» Source data:
## begin
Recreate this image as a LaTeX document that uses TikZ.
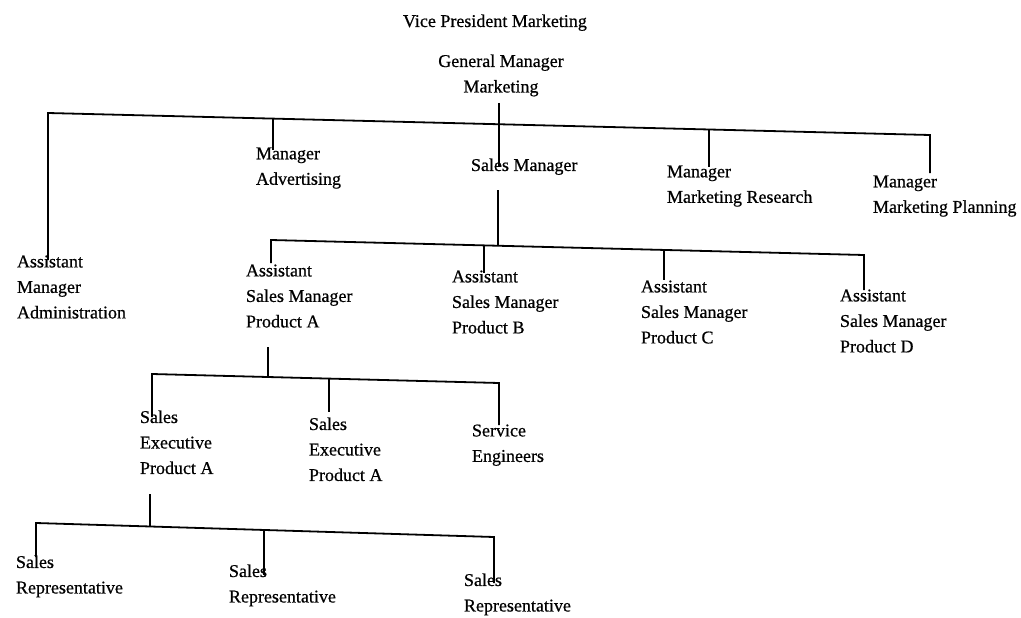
\documentclass[tikz,border=0pt]{standalone}
\usepackage{fontspec}
\setmainfont{Liberation Serif}[FakeBold=0.6]
\begin{document}
\begin{tikzpicture}[x=1pt,y=-1pt,
  lbl/.style={anchor=north west,inner sep=0pt,outer sep=0pt,align=left,
    font=\fontsize{18}{25.5}\selectfont},
  wire/.style={line width=1.8pt,line join=miter}]
\useasboundingbox (0,0) rectangle (1021,618);
% ---- texts ----
\node[lbl] (vp) at (403,14.5) {Vice President Marketing};
\node[lbl,anchor=north,align=center] (gm) at (501,54.5) {General Manager\\Marketing};
\node[lbl] (adv) at (256,147.5) {Manager\\Advertising};
\node[lbl] (sm) at (471,158.5) {Sales Manager};
\node[lbl] (mr) at (667,165.5) {Manager\\Marketing Research};
\node[lbl] (mp) at (873,175.5) {Manager\\Marketing Planning};
\node[lbl] (adm) at (17,255.5) {Assistant\\Manager\\Administration};
\node[lbl] (apa) at (246,264.5) {Assistant\\Sales Manager\\Product A};
\node[lbl] (apb) at (452,270.5) {Assistant\\Sales Manager\\Product B};
\node[lbl] (apc) at (641,280.5) {Assistant\\Sales Manager\\Product C};
\node[lbl] (apd) at (840,289.5) {Assistant\\Sales Manager\\Product D};
\node[lbl] (se1) at (140,410.5) {Sales\\Executive\\Product A};
\node[lbl] (se2) at (309,417.5) {Sales\\Executive\\Product A};
\node[lbl] (svc) at (472,424.5) {Service\\Engineers};
\node[lbl] (sr1) at (16,555.5) {Sales\\Representative};
\node[lbl] (sr2) at (229,564.5) {Sales\\Representative};
\node[lbl] (sr3) at (464,573.5) {Sales\\Representative};
% ---- level 1 ----
\coordinate (gmB) at (499,103);
\coordinate (smT) at (499,167);
\coordinate (b1L) at (48,113);
\coordinate (b1R) at (930,135);
\coordinate (admT) at (48,260);
\coordinate (advJ) at (273,118.6);
\coordinate (advT) at (273,150);
\coordinate (mrJ) at (709,129.5);
\coordinate (mrT) at (709,167);
\coordinate (mpT) at (930,173);
\draw[wire] (admT) -- (b1L) -- (b1R) -- (mpT);
\draw[wire] (gmB) -- (smT);
\draw[wire] (advJ) -- (advT);
\draw[wire] (mrJ) -- (mrT);
% ---- level 2 ----
\coordinate (smB) at (498,190);
\coordinate (b2L) at (271,240);
\coordinate (b2R) at (864,255);
\coordinate (b2M) at (498,245.7);
\coordinate (apaT) at (271,263);
\coordinate (apbJ) at (484,245.4);
\coordinate (apbT) at (484,273);
\coordinate (apcJ) at (664,250.3);
\coordinate (apcT) at (664,280);
\coordinate (apdT) at (864,290);
\draw[wire] (apaT) -- (b2L) -- (b2R) -- (apdT);
\draw[wire] (smB) -- (b2M);
\draw[wire] (apbJ) -- (apbT);
\draw[wire] (apcJ) -- (apcT);
% ---- level 3 ----
\coordinate (apaB) at (268,347);
\coordinate (b3L) at (152,374);
\coordinate (b3R) at (499,383);
\coordinate (b3M) at (268,377);
\coordinate (se1T) at (152,417);
\coordinate (se2J) at (329,378.6);
\coordinate (se2T) at (329,412);
\coordinate (svcT) at (499,425);
\draw[wire] (se1T) -- (b3L) -- (b3R) -- (svcT);
\draw[wire] (apaB) -- (b3M);
\draw[wire] (se2J) -- (se2T);
% ---- level 4 ----
\coordinate (se1B) at (150,494);
\coordinate (b4L) at (36,523);
\coordinate (b4R) at (494,537);
\coordinate (b4M) at (150,526.5);
\coordinate (sr1T) at (36,557);
\coordinate (sr2J) at (264,530);
\coordinate (sr2T) at (264,575);
\coordinate (sr3T) at (494,583);
\draw[wire] (sr1T) -- (b4L) -- (b4R) -- (sr3T);
\draw[wire] (se1B) -- (b4M);
\draw[wire] (sr2J) -- (sr2T);
\end{tikzpicture}
\end{document}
## end
» Exercise description: Copy the listing in full and without alteration, omitting every picture.

» Solution for this task:
Recreate this image as a LaTeX document that uses TikZ.
\documentclass[tikz,border=0pt]{standalone}
\usepackage{fontspec}
\setmainfont{Liberation Serif}[FakeBold=0.6]
\begin{document}
\begin{tikzpicture}[x=1pt,y=-1pt,
  lbl/.style={anchor=north west,inner sep=0pt,outer sep=0pt,align=left,
    font=\fontsize{18}{25.5}\selectfont},
  wire/.style={line width=1.8pt,line join=miter}]
\useasboundingbox (0,0) rectangle (1021,618);
% ---- texts ----
\node[lbl] (vp) at (403,14.5) {Vice President Marketing};
\node[lbl,anchor=north,align=center] (gm) at (501,54.5) {General Manager\\Marketing};
\node[lbl] (adv) at (256,147.5) {Manager\\Advertising};
\node[lbl] (sm) at (471,158.5) {Sales Manager};
\node[lbl] (mr) at (667,165.5) {Manager\\Marketing Research};
\node[lbl] (mp) at (873,175.5) {Manager\\Marketing Planning};
\node[lbl] (adm) at (17,255.5) {Assistant\\Manager\\Administration};
\node[lbl] (apa) at (246,264.5) {Assistant\\Sales Manager\\Product A};
\node[lbl] (apb) at (452,270.5) {Assistant\\Sales Manager\\Product B};
\node[lbl] (apc) at (641,280.5) {Assistant\\Sales Manager\\Product C};
\node[lbl] (apd) at (840,289.5) {Assistant\\Sales Manager\\Product D};
\node[lbl] (se1) at (140,410.5) {Sales\\Executive\\Product A};
\node[lbl] (se2) at (309,417.5) {Sales\\Executive\\Product A};
\node[lbl] (svc) at (472,424.5) {Service\\Engineers};
\node[lbl] (sr1) at (16,555.5) {Sales\\Representative};
\node[lbl] (sr2) at (229,564.5) {Sales\\Representative};
\node[lbl] (sr3) at (464,573.5) {Sales\\Representative};
% ---- level 1 ----
\coordinate (gmB) at (499,103);
\coordinate (smT) at (499,167);
\coordinate (b1L) at (48,113);
\coordinate (b1R) at (930,135);
\coordinate (admT) at (48,260);
\coordinate (advJ) at (273,118.6);
\coordinate (advT) at (273,150);
\coordinate (mrJ) at (709,129.5);
\coordinate (mrT) at (709,167);
\coordinate (mpT) at (930,173);
\draw[wire] (admT) -- (b1L) -- (b1R) -- (mpT);
\draw[wire] (gmB) -- (smT);
\draw[wire] (advJ) -- (advT);
\draw[wire] (mrJ) -- (mrT);
% ---- level 2 ----
\coordinate (smB) at (498,190);
\coordinate (b2L) at (271,240);
\coordinate (b2R) at (864,255);
\coordinate (b2M) at (498,245.7);
\coordinate (apaT) at (271,263);
\coordinate (apbJ) at (484,245.4);
\coordinate (apbT) at (484,273);
\coordinate (apcJ) at (664,250.3);
\coordinate (apcT) at (664,280);
\coordinate (apdT) at (864,290);
\draw[wire] (apaT) -- (b2L) -- (b2R) -- (apdT);
\draw[wire] (smB) -- (b2M);
\draw[wire] (apbJ) -- (apbT);
\draw[wire] (apcJ) -- (apcT);
% ---- level 3 ----
\coordinate (apaB) at (268,347);
\coordinate (b3L) at (152,374);
\coordinate (b3R) at (499,383);
\coordinate (b3M) at (268,377);
\coordinate (se1T) at (152,417);
\coordinate (se2J) at (329,378.6);
\coordinate (se2T) at (329,412);
\coordinate (svcT) at (499,425);
\draw[wire] (se1T) -- (b3L) -- (b3R) -- (svcT);
\draw[wire] (apaB) -- (b3M);
\draw[wire] (se2J) -- (se2T);
% ---- level 4 ----
\coordinate (se1B) at (150,494);
\coordinate (b4L) at (36,523);
\coordinate (b4R) at (494,537);
\coordinate (b4M) at (150,526.5);
\coordinate (sr1T) at (36,557);
\coordinate (sr2J) at (264,530);
\coordinate (sr2T) at (264,575);
\coordinate (sr3T) at (494,583);
\draw[wire] (sr1T) -- (b4L) -- (b4R) -- (sr3T);
\draw[wire] (se1B) -- (b4M);
\draw[wire] (sr2J) -- (sr2T);
\end{tikzpicture}
\end{document}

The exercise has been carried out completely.